What to work on: Gather each line of the entries below that includes "this".

** start of Records provided **

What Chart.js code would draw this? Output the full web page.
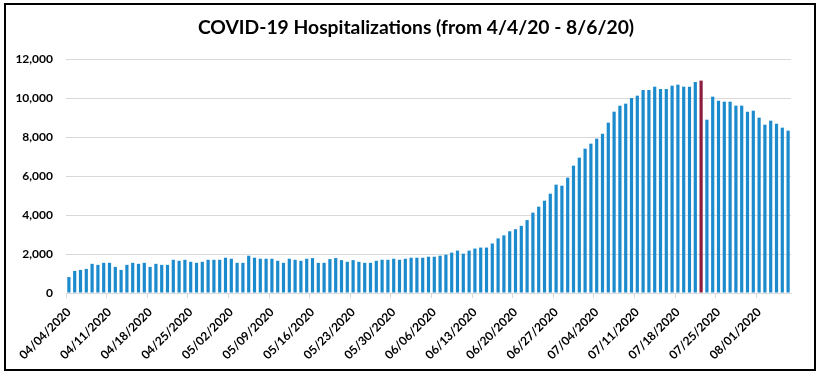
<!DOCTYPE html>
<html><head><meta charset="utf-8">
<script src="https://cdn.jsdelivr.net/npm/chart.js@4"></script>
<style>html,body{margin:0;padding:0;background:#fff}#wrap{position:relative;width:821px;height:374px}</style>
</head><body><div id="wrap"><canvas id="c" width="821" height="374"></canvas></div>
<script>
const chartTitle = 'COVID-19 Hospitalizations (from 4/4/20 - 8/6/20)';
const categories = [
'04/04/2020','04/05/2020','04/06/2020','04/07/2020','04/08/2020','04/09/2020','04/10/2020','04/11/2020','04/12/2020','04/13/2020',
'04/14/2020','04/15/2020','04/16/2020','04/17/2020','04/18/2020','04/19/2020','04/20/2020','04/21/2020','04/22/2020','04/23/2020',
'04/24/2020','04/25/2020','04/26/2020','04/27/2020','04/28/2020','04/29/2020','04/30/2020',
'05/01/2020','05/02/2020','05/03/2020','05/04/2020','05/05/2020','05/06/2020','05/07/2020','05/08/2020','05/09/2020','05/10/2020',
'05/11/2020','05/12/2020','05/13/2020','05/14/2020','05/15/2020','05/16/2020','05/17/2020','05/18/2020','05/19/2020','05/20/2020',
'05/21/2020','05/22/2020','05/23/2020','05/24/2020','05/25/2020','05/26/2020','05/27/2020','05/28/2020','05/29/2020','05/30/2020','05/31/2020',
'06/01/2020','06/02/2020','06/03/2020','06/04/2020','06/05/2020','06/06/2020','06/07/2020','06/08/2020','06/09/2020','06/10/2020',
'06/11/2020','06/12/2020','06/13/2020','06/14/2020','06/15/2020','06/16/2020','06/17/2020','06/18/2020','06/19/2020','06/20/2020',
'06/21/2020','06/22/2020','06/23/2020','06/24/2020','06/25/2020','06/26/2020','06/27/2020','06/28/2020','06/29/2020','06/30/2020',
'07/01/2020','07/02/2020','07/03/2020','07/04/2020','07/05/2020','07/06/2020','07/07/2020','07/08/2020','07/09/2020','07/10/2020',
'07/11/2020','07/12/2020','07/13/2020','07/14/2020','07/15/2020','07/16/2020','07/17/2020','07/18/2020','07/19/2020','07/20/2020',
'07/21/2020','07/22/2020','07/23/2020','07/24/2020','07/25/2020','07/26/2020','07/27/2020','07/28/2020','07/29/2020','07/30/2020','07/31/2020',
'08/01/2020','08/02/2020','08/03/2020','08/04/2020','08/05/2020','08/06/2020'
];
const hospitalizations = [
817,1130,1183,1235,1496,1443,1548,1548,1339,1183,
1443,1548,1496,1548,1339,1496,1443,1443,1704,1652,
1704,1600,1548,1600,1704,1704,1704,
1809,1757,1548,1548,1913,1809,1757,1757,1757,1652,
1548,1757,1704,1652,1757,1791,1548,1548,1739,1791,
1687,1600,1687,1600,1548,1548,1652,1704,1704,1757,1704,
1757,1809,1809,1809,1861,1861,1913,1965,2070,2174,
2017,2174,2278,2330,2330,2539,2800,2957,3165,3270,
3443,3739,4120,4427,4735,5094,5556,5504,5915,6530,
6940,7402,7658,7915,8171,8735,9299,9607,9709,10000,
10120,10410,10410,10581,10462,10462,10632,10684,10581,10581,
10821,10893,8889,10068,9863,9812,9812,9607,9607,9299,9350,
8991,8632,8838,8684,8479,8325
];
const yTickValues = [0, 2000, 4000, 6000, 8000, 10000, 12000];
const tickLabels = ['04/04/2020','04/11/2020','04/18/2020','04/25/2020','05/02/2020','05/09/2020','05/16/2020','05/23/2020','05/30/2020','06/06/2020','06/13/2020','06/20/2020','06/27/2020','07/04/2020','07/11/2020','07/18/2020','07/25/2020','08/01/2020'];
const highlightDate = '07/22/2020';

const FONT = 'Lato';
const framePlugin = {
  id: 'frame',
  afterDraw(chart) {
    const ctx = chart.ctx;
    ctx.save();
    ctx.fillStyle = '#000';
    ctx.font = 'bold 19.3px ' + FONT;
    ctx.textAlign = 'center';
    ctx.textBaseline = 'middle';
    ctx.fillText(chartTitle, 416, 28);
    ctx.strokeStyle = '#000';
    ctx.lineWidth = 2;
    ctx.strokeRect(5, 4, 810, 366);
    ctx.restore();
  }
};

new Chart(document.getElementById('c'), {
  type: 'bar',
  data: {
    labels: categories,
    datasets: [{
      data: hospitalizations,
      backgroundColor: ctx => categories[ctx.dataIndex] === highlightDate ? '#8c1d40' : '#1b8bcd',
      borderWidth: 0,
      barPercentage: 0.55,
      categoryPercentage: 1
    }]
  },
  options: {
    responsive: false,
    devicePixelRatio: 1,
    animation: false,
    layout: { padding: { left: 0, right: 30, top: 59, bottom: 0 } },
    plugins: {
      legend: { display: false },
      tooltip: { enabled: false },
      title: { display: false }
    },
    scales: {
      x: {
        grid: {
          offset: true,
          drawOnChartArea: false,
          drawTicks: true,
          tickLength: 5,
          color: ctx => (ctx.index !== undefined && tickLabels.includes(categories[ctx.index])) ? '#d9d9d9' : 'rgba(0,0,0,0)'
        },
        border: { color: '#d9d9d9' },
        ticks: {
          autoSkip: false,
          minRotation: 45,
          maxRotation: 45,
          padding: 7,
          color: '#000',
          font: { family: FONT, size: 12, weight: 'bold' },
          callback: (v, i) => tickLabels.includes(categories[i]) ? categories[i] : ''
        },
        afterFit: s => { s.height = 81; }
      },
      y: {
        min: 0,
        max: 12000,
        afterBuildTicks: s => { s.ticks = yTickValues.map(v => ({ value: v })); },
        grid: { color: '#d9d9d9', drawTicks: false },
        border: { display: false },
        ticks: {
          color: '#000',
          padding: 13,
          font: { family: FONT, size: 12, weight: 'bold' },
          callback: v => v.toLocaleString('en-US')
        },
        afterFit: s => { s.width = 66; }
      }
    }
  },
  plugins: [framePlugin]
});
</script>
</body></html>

** end of Records provided **
** start of Records provided **

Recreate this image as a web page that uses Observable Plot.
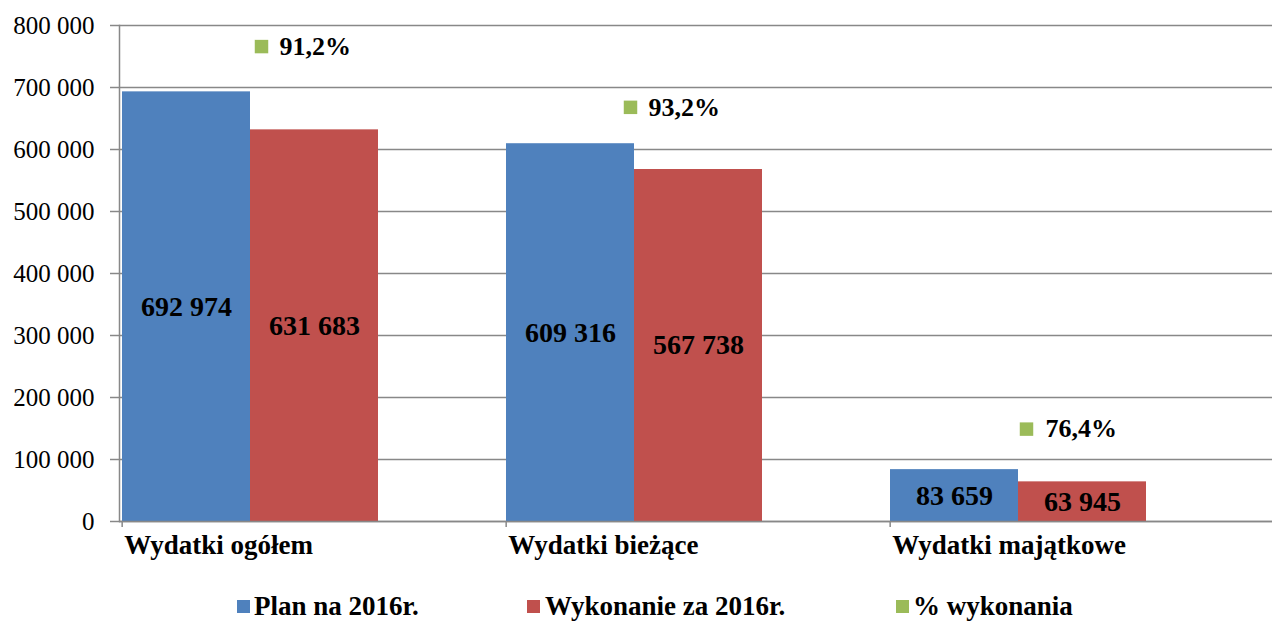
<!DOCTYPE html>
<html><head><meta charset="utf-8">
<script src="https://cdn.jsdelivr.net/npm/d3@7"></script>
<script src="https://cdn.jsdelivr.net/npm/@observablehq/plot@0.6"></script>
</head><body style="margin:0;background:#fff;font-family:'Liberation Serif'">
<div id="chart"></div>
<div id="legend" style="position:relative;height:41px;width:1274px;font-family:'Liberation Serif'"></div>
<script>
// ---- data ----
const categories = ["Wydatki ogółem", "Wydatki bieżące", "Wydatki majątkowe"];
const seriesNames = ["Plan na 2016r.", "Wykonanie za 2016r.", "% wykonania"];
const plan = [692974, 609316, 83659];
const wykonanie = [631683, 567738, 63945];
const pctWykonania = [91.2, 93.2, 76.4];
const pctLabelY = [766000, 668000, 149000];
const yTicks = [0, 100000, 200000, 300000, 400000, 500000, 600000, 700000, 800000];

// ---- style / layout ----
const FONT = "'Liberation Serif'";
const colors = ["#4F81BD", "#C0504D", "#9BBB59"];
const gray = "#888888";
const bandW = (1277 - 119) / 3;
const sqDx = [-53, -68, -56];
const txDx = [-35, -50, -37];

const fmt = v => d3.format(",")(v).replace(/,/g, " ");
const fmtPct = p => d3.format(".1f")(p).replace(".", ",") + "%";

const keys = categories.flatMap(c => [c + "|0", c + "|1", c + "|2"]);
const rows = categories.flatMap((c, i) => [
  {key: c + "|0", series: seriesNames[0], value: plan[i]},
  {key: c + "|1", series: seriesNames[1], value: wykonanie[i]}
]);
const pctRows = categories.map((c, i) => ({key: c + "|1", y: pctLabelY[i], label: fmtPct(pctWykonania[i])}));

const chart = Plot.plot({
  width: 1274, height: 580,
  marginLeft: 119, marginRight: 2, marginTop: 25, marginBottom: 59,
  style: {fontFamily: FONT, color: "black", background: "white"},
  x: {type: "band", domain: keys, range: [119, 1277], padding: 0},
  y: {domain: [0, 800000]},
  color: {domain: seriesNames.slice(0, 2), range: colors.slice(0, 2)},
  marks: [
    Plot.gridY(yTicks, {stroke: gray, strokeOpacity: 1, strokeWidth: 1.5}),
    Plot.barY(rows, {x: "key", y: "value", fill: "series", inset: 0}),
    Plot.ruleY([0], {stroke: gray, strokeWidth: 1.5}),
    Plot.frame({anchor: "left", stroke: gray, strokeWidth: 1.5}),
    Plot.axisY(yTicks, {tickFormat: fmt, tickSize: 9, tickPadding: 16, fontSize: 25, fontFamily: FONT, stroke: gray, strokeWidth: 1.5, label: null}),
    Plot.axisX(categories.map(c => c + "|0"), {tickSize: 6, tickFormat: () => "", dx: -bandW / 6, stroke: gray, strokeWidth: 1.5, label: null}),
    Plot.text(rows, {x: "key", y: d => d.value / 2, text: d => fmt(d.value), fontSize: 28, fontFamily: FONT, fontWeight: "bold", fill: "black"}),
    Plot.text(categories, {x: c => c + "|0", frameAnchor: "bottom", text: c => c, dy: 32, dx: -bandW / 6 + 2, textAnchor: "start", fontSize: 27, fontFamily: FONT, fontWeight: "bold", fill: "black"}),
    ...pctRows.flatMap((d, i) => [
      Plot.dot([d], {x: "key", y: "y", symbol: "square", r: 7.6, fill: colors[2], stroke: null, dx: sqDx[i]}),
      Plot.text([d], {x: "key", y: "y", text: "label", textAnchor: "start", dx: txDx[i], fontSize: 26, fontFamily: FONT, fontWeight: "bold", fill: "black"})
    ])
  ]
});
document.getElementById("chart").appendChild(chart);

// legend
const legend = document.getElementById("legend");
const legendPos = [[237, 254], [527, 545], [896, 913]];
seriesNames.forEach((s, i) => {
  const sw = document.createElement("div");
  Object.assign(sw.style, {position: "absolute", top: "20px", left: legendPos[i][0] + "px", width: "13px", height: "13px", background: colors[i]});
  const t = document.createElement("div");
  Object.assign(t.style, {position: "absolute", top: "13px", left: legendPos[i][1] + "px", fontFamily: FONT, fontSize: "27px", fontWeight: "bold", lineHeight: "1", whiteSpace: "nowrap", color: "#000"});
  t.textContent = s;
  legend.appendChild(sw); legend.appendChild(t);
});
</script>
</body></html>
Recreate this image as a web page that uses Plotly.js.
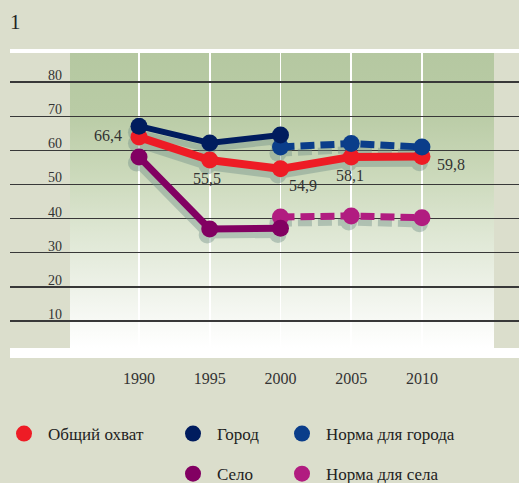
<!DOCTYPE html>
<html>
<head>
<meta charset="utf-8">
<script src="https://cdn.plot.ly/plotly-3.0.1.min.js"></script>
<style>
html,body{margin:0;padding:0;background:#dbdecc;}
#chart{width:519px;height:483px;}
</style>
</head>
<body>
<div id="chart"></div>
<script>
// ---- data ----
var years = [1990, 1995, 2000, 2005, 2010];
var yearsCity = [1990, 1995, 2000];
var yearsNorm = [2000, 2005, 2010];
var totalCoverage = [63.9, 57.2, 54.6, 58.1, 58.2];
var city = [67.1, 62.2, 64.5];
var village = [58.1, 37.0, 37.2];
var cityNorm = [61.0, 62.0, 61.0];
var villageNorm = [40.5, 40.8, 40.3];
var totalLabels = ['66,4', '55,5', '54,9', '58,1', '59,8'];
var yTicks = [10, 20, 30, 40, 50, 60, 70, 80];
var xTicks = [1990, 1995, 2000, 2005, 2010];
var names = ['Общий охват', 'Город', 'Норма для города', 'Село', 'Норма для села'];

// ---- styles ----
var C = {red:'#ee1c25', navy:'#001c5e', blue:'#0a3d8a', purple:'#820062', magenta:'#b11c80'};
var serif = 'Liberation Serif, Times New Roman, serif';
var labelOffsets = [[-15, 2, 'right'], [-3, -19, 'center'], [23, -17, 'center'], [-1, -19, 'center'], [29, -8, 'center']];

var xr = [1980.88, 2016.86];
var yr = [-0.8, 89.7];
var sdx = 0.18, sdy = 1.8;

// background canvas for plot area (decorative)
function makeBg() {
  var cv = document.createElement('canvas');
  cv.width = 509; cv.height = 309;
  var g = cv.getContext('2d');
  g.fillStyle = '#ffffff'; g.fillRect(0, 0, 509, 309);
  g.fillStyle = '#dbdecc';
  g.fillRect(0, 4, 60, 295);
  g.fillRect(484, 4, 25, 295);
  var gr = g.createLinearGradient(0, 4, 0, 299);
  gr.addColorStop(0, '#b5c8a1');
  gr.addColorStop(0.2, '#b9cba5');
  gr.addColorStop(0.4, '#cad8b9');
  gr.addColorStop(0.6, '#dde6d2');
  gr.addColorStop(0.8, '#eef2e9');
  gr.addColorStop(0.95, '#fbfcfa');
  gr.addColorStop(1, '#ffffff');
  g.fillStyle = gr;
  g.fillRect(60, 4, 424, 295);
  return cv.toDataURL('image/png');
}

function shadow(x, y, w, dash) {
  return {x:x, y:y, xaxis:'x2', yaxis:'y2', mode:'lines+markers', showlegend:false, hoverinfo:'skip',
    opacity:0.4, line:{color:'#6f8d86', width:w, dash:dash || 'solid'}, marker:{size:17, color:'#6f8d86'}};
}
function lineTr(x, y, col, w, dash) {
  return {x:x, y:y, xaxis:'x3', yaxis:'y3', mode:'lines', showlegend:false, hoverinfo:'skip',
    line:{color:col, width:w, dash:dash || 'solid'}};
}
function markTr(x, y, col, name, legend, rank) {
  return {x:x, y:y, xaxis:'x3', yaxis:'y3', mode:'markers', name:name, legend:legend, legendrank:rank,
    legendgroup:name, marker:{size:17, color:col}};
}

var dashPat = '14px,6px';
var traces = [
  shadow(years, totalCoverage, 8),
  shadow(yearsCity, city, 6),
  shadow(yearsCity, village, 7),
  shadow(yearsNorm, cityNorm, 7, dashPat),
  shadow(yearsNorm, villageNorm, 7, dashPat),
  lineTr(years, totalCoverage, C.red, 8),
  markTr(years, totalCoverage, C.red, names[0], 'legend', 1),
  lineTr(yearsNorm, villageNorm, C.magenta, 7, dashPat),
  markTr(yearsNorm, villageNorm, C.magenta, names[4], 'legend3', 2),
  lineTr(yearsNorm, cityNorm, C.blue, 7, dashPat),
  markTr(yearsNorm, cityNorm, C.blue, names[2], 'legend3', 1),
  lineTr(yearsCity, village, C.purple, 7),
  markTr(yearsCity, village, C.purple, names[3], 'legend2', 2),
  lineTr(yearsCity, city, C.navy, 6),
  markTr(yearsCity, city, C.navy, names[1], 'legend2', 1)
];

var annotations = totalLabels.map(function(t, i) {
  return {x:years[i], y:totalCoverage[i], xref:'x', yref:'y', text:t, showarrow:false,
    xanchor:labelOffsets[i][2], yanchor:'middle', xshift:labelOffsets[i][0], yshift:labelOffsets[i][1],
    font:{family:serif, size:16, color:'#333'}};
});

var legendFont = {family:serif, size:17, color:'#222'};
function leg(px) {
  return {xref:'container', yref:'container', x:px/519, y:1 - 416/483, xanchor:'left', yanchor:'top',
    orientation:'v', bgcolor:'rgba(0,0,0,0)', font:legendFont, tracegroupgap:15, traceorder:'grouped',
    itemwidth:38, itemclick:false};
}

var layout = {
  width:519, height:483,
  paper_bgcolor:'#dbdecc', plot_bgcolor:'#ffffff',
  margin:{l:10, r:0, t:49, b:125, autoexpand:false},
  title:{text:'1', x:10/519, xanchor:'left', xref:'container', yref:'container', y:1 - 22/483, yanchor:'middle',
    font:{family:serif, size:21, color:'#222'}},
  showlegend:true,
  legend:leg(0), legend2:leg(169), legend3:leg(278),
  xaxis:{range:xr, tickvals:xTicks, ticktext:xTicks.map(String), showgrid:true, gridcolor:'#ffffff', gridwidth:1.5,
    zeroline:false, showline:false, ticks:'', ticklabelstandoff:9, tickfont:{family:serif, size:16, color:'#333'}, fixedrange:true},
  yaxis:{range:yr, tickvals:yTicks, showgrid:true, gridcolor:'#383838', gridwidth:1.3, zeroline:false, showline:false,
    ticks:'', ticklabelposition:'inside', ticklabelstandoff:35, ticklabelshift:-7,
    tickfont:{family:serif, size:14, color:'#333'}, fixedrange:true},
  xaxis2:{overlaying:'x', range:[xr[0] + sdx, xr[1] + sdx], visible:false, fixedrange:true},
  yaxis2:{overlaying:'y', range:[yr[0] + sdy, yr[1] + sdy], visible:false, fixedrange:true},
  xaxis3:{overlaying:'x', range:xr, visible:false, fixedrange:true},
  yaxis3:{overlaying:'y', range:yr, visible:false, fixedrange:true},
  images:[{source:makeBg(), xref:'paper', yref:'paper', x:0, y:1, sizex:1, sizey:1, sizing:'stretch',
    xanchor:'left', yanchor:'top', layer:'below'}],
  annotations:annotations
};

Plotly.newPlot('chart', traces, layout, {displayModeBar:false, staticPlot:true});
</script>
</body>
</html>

** end of Records provided **
** start of Records provided **

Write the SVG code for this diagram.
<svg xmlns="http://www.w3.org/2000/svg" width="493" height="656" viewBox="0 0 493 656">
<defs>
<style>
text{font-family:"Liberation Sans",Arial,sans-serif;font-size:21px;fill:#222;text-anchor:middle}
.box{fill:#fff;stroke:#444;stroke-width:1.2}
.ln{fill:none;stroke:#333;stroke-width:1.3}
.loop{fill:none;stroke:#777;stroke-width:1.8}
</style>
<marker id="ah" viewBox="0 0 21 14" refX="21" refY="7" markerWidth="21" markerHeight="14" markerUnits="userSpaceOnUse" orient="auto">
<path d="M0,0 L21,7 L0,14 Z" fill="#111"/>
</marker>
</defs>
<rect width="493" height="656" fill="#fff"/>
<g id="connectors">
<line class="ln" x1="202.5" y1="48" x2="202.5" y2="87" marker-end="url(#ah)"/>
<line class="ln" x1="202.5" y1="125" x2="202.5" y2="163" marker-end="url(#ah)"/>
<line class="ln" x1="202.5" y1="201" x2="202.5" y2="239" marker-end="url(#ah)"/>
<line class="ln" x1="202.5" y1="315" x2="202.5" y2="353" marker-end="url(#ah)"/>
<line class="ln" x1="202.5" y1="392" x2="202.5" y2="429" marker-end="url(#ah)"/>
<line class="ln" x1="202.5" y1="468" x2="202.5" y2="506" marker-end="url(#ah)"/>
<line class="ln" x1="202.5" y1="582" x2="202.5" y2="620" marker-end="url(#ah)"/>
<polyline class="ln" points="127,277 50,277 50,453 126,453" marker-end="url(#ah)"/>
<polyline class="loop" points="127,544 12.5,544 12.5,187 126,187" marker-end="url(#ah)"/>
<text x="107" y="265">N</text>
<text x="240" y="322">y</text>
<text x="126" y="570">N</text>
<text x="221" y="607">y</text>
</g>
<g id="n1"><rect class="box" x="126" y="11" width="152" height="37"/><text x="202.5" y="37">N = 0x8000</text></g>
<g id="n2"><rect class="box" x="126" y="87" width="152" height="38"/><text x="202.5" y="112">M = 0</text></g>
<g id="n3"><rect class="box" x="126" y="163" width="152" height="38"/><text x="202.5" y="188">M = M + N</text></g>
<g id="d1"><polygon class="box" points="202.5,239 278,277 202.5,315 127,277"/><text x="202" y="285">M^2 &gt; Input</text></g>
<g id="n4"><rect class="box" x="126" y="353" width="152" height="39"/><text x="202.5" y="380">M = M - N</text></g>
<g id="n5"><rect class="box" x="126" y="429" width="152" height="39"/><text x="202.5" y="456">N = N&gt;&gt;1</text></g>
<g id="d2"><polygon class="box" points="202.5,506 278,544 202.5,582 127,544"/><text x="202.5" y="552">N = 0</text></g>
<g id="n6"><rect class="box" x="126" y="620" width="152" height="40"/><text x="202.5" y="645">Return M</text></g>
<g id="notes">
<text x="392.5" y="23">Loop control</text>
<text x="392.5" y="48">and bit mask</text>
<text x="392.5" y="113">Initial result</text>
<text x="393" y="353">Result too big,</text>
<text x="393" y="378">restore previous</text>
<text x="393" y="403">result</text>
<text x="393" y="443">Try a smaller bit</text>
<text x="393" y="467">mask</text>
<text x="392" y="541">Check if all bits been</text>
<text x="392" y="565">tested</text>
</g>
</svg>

** end of Records provided **

Task output:
What Chart.js code would draw this? Output the full web page.
Recreate this image as a web page that uses Observable Plot.
Recreate this image as a web page that uses Plotly.js.
Write the SVG code for this diagram.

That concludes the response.